Del Mercado de la Boquería, en Barcelona (el más grande de España), se dice que, si algún día se vendieran filetes de unicornio, tendrían que conseguirse allí; algo semejante puede afirmarse para San Juan, en México: las mejores salchichas de la ciudad, para hacer una paella, se consiguen en La Catalana; asimismo, en el mercado pueden conseguirse morillas frescas y secas, escamoles, prácticamente todas las especias frescas obtenibles en México, hojas para envolver todo tipo de tamales y mixiotes, lo mismo que fruta, hongos, verduras, pan y quesos no siempre fáciles de obtener como el reblochon, los auténticos parmesano y manchego, mozzarela y mascarpone; las pescaderías, si no ofrecen todo el repertorio marino, son para naufragar durante el día, sin Homero y Joseph Conrad pero con atunes frescos, mariscos y, con suerte, muchas clases de pescado proveniente de otras latitudes. Además de las cosas que se pueden comprar, otro de los atractivos adicionales es que en cada puesto la gente sabe su negocio y se puede hablar con ella de la materia expendida a la vista, amén de que pueden proveer de recetas inesperadas o información erudita a quien se deje llevar por el vicio de la conversación.

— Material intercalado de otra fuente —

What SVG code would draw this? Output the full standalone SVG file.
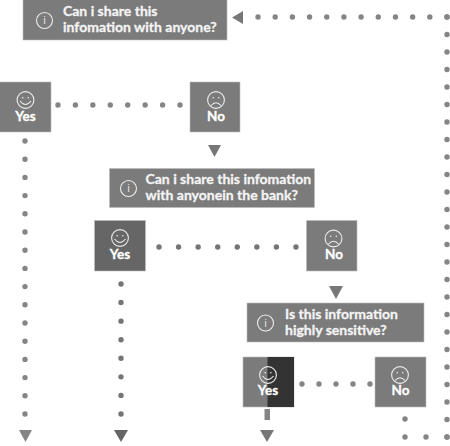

San Juan es recomendable para visitarlo junto con la persona amada, particularmente si se comparten con ella los afanes de la cocina; en otra situación, no es mala idea hacer la visita acompañado por los comensales, quienes, en una suerte de cacería inocua, asistirán al cocinero durante el proceso de seleccionar los ingredientes que culminarán, hábilmente mezclados, en el platillo central de la jornada. Después de recorrer el Mercado (aunque es inevitable que uno tenga sus puestos preferidos, a los marchantes de siempre), cargados de paquetes cuyas promesas se cumplirán en la mesa, lo que sigue es llegar a la cocina y convertirla en el centro de la tertulia. Por alguna suerte misteriosa, el espacio de la estufa y el horno termina por convertirse en extensión de puestos y pasillos que uno creería propios de las calles de Pugivet y El Buen Tono.

Más acá de la tentación enumerativa, desde la que el registro de maravillas opta por recurrir al efecto de los rolling names y del que se esperaría que la sola mención de algo suscitara el asombro, la afortunada manera de alcanzar el pasmo sin verbo es asistir personalmente al Mercado de San Juan.